Flo Viajero, tatoueur français installé depuis peu dans la ville ocre où il travaille pour Savage Ink Tattoo Studio, s'est lui aussi mis à dessiner des tatouages berbères. "J'avais un projet de tatouage avec une cliente, qui a changé d'idée au dernier moment et m'a demandé un tatouage d'inspiration berbère. Après l'avoir fait, j'ai eu beaucoup d'autres demandes. Ça va crescendo: un client en amène un autre, notamment lorsqu'on poste les photos sur les réseaux sociaux", nous confie le tatoueur qui s'est intéressé à ces tatouages en arrivant au Maroc. "Mes clients sont généralement en recherche de tatouages avec une signification, même s'il peut y avoir des ajouts esthétiques pour orner le dessin global".
Les hommes s'y mettent
Si les tatouages amazighs étaient autrefois essentiellement attribués aux femmes, des hommes s'y mettent. Othman, 27 ans, s'est récemment fait tatouer à Marrakech. Deux bandes noires autour des chevilles, agrémentées de motifs amazighs traditionnels.

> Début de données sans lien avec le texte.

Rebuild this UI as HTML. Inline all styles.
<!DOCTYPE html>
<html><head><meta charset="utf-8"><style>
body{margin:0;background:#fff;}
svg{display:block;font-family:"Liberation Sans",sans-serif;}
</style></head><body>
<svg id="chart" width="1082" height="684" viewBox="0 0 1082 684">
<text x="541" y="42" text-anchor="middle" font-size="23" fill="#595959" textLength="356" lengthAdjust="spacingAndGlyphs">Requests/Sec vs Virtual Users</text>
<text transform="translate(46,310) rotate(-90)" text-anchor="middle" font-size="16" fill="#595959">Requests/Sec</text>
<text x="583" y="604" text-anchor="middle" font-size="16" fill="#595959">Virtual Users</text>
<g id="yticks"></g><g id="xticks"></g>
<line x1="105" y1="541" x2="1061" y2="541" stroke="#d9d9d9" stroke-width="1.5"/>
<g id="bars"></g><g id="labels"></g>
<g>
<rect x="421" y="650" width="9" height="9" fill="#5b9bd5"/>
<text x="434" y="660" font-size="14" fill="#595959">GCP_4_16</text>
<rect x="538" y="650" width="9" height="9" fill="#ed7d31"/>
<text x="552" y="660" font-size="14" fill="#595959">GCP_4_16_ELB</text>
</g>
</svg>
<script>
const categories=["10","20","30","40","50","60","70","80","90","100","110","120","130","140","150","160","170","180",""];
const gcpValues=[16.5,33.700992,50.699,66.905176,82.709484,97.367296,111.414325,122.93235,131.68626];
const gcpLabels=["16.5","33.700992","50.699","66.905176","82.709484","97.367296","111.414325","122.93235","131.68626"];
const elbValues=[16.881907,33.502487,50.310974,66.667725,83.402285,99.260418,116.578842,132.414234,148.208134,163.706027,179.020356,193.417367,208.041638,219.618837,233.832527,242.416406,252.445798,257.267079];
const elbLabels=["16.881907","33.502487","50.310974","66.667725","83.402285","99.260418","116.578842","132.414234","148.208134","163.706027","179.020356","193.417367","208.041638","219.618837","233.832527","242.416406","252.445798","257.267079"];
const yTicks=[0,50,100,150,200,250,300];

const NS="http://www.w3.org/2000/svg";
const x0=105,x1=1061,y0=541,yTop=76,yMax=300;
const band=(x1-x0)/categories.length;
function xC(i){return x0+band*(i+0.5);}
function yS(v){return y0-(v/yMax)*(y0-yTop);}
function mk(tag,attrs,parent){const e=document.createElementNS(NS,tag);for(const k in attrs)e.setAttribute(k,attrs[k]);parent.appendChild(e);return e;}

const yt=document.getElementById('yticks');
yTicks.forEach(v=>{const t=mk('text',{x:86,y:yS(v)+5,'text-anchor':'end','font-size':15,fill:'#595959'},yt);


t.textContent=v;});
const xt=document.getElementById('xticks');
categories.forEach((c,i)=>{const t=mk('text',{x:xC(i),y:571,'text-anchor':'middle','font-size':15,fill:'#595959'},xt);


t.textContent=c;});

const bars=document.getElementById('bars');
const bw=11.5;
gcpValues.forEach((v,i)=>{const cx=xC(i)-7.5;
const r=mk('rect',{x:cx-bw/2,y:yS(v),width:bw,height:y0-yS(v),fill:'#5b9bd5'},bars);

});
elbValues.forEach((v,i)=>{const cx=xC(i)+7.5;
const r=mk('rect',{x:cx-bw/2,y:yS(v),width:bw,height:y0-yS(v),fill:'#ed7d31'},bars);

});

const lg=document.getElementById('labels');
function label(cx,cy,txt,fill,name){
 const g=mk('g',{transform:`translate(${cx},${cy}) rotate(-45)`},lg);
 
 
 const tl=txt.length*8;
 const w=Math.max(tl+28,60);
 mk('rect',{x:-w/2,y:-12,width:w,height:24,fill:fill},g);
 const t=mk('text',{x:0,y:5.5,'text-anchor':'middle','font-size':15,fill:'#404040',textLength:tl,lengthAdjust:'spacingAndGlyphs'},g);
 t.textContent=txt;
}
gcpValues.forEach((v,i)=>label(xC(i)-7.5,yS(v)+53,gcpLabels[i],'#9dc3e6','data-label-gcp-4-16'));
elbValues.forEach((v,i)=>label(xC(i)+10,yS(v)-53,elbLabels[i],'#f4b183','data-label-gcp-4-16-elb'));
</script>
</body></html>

Sur l'une des chevilles est représenté le symbole du soleil et sur l'autre, celui de la lune. "Je voulais représenter ainsi la dualité, l'équilibre, mais en utilisant une symbolique plus 'originale' que le yin et le yang ou la féminité et la masculinité, en mariant cela bien sûr avec mon identité amazighe", nous explique-t-il. "Pour moi, la symbolique du soleil et de la lune permettait d'exprimer tout ça à la fois et d'une façon plus subtile, poétique".

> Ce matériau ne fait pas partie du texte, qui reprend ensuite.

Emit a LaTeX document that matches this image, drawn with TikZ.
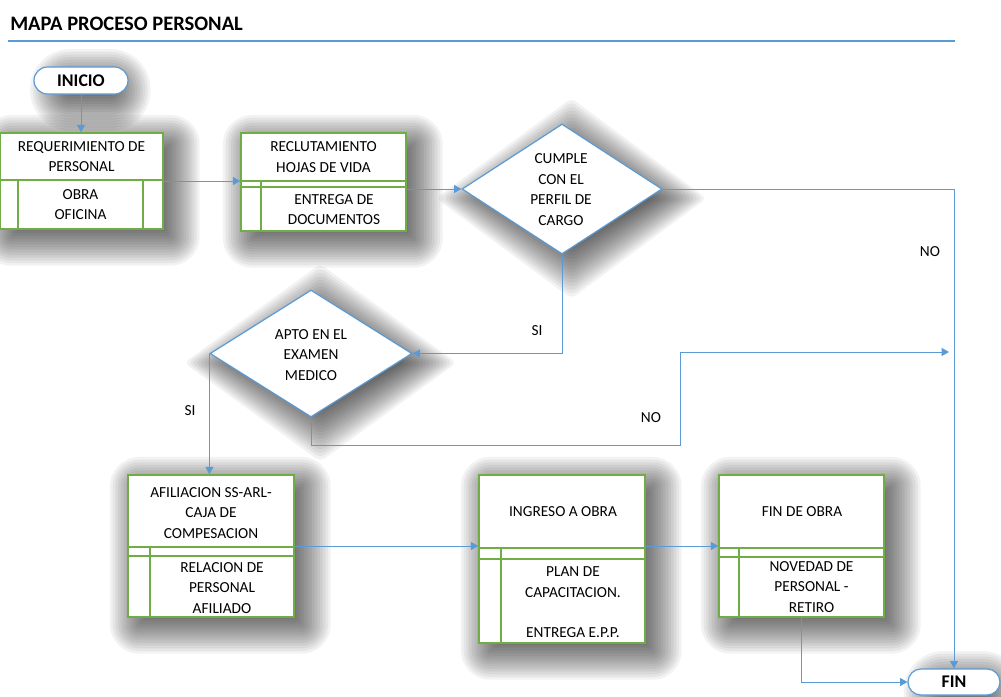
\documentclass[tikz,border=0pt]{standalone}
\usepackage{fontspec}
\setmainfont{Carlito}
\usetikzlibrary{shapes.geometric,shapes.misc,arrows.meta,calc,backgrounds}
\definecolor{flowblue}{RGB}{91,155,213}
\definecolor{boxgreen}{RGB}{112,173,71}

% soft drop shadow built from stacked translucent layers
\newcommand{\boxshade}[2]{% node, base corner radius
  \foreach \e in {-10,-8,...,20}{%
    \pgfmathsetmacro{\xa}{7-\e}\pgfmathsetmacro{\ya}{-7-\e}%
    \pgfmathsetmacro{\xb}{7+\e}\pgfmathsetmacro{\yb}{-7+\e}%
    \pgfmathsetmacro{\rc}{max(#2+\e,1)}%
    \fill[black, opacity=0.05, rounded corners=\rc pt]
      ($(#1.south west)+(\xa pt,\ya pt)$) rectangle ($(#1.north east)+(\xb pt,\yb pt)$);
  }}
\newcommand{\diamondshade}[1]{%
  \foreach \e in {-10,-8,...,20}{%
    \pgfmathsetmacro{\ee}{1.3*\e}%
    \fill[black, opacity=0.05, rounded corners=4pt]
      ($(#1.north)+(7pt,-7pt)+(0pt,\ee pt)$) -- ($(#1.east)+(7pt,-7pt)+(\ee pt,0pt)$) --
      ($(#1.south)+(7pt,-7pt)+(0pt,-\ee pt)$) -- ($(#1.west)+(7pt,-7pt)+(-\ee pt,0pt)$) -- cycle;
  }}

\begin{document}
\begin{tikzpicture}[x=0.75pt,y=-0.75pt,
  txt/.style={font=\fontsize{11.5}{15.3}\selectfont, align=center, inner sep=0pt, text=black},
  procbox/.style={draw=boxgreen, line width=1.1pt, fill=white, inner sep=0pt},
  decision/.style={diamond, draw=flowblue, line width=0.9pt, fill=white, inner sep=0pt},
  terminal/.style={rounded rectangle, draw=flowblue, line width=0.9pt, fill=white, inner sep=0pt, font=\fontsize{13.4}{15}\selectfont\bfseries},
  flow/.style={draw=flowblue, line width=0.75pt, -{Triangle[length=5.5pt,width=6pt]}},
  divider/.style={draw=boxgreen, line width=1.1pt},
  tag/.style={font=\fontsize{11.5}{13}\selectfont, inner sep=0pt}
]
% canvas
\begin{scope}[on background layer]
  \fill[white] (0,0) rectangle (1001,697);
\end{scope}
\useasboundingbox (0,0) rectangle (1001,697);

% heading
\node[anchor=west, font=\fontsize{15.4}{17}\selectfont\bfseries, inner sep=0pt] (title) at (10,24) {MAPA PROCESO PERSONAL};
\draw[flowblue, line width=1.5pt] (8,41) -- (955,41);

% start
\node[terminal, minimum width=70.5pt, minimum height=20.25pt] (inicio) at (81,80.5) {INICIO};

% requirement
\node[procbox, minimum width=122.25pt, minimum height=72pt] (b1) at (81.5,181) {};
\draw[divider] (0,180) -- (163,180) (18,180) -- (18,229) (143,180) -- (143,229);
\node[txt] (b1t) at (81.5,156.5) {REQUERIMIENTO DE\\PERSONAL};
\node[txt] (b1b) at (80.5,204.5) {OBRA\\OFICINA};

% recruiting
\node[procbox, minimum width=123.75pt, minimum height=73.5pt] (b2) at (323.5,182) {};
\draw[divider] (241,181) -- (406,181) (241,187) -- (406,187) (261,181) -- (261,231);
\node[txt] (b2t) at (323.5,157) {RECLUTAMIENTO\\HOJAS DE VIDA};
\node[txt] (b2b) at (334,209.5) {ENTREGA DE\\DOCUMENTOS};

% profile check
\node[decision, minimum width=150pt, minimum height=97.5pt] (d1) at (562,189) {};
\node[txt] (d1t) at (561,189.5) {CUMPLE\\CON EL\\PERFIL DE\\CARGO};

% medical check
\node[decision, minimum width=151.5pt, minimum height=95.25pt] (d2) at (311,353.5) {};
\node[txt] (d2t) at (311,355) {APTO EN EL\\EXAMEN\\MEDICO};

% affiliation
\node[procbox, minimum width=124.5pt, minimum height=106.5pt] (b3) at (211,546) {};
\draw[divider] (128,547) -- (294,547) (128,556) -- (294,556) (150,547) -- (150,617);
\node[txt] (b3t) at (211,513) {AFILIACION SS-ARL-\\CAJA DE\\COMPESACION};
\node[txt] (b3b) at (222,588) {RELACION DE\\PERSONAL\\AFILIADO};

% site entry
\node[procbox, minimum width=124.5pt, minimum height=126pt] (b4) at (562,559) {};
\draw[divider] (479,548) -- (645,548) (479,559) -- (645,559) (501,548) -- (501,643);
\node[txt] (b4t) at (563,512) {INGRESO A OBRA};
\node[txt] (b4b) at (573,602.5) {PLAN DE\\CAPACITACION.\\[15.3pt]ENTREGA E.P.P.};

% end of site
\node[procbox, minimum width=123.75pt, minimum height=106.5pt] (b5) at (801.5,546) {};
\draw[divider] (719,548) -- (884,548) (719,557) -- (884,557) (739,548) -- (739,617);
\node[txt] (b5t) at (802,512) {FIN DE OBRA};
\node[txt] (b5b) at (811.5,587) {NOVEDAD DE\\PERSONAL -\\RETIRO};

% end
\node[terminal, minimum width=69pt, minimum height=19.5pt] (fin) at (954,682) {FIN};

% drop shadows behind the shapes
\begin{scope}[on background layer]
  \boxshade{inicio}{10}
  \boxshade{b1}{2}
  \boxshade{b2}{2}
  \boxshade{b3}{2}
  \boxshade{b4}{2}
  \boxshade{b5}{2}
  \boxshade{fin}{10}
  \diamondshade{d1}
  \diamondshade{d2}
\end{scope}

% connectors
\draw[flow] (inicio.south) -- (inicio.south |- b1.north);
\draw[flow] (b1.east) -- (b1.east -| b2.west);
\draw[flow] (d1.west -| b2.east) -- (d1.west);
\draw[flow] (d1.east) -| (fin.north);
\draw[flow] (d1.south) |- (d2.east);
\draw[flow] (d2.west) -- (d2.west |- b3.north);
\coordinate (n1) at (680,445);
\coordinate (n2) at (680,352);
\coordinate (nend) at (949,352);
\draw[flow] (d2.south) |- (n1) -- (n2) -- (nend);
\draw[flow] (b3.east) -- (b3.east -| b4.west);
\draw[flow] (b3.east -| b4.east) -- (b3.east -| b5.west);
\draw[flow] (b5.south) |- (fin.west);

% branch labels
\node[tag] (no1) at (930,252) {NO};
\node[tag] (si1) at (537,331) {SI};
\node[tag] (si2) at (190,411) {SI};
\node[tag] (no2) at (651,418) {NO};
\end{tikzpicture}
\end{document}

Ses tatouages, qu'il a imaginés et dessinés "main dans la main" avec le tatoueur Mozaïk Ninja, n'ont pas un design purement amazigh, mais la symbolique y est. "Je tenais surtout à honorer mes origines en utilisant un style amazigh afin de perpétuer une tradition qui se perd", indique-t-il. "Les tatouages amazighs sont plus un assemblage de symboles ayant un sens ou simplement ornementaux, faits de lignes et de points. Le mien est plus arrondi avec beaucoup de remplissage". Ses parents, de confession musulmane (il précise l'être lui-même) et le tatouage étant interdit en islam, ont d'abord mal vu ses tatouages, "tout comme ça a été le cas pour mon piercing", souligne-t-il. "Maintenant ils s'y sont habitués et je n'ai plus le droit à des remarques comme avant".

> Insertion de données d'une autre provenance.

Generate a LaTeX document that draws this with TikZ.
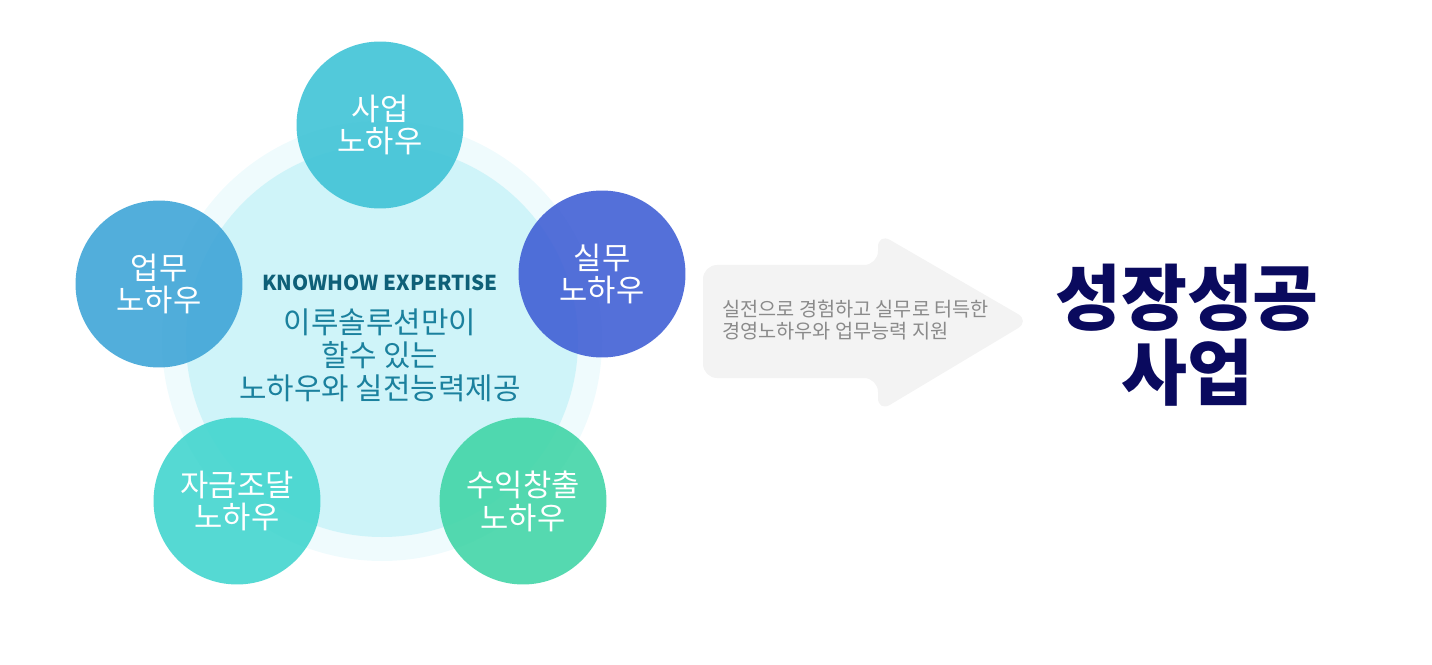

Karim, 37 ans, installé à Imsouane, a quant à lui une histoire particulière avec les tatouages. Ses deux grands-mères en portaient de nombreux sur le visage. "Elles ressemblaient à des gangsters de Los Angeles!", s'amuse-t-il. C'est pour leur rendre hommage qu'il s'est fait tatouer une fibule berbère sur l'avant-bras gauche. "Elles regrettaient de les avoir faits, leur famille disait que c'était interdit par l'islam. Moi je voulais me différencier, montrer mes origines, même si mes parents n'ont pas vraiment apprécié. Bientôt, j'en ferai un grand dans le dos. Ce sera un portrait de ma grand-mère, avec tous ses tatouages sur le visage!". La relève est assurée.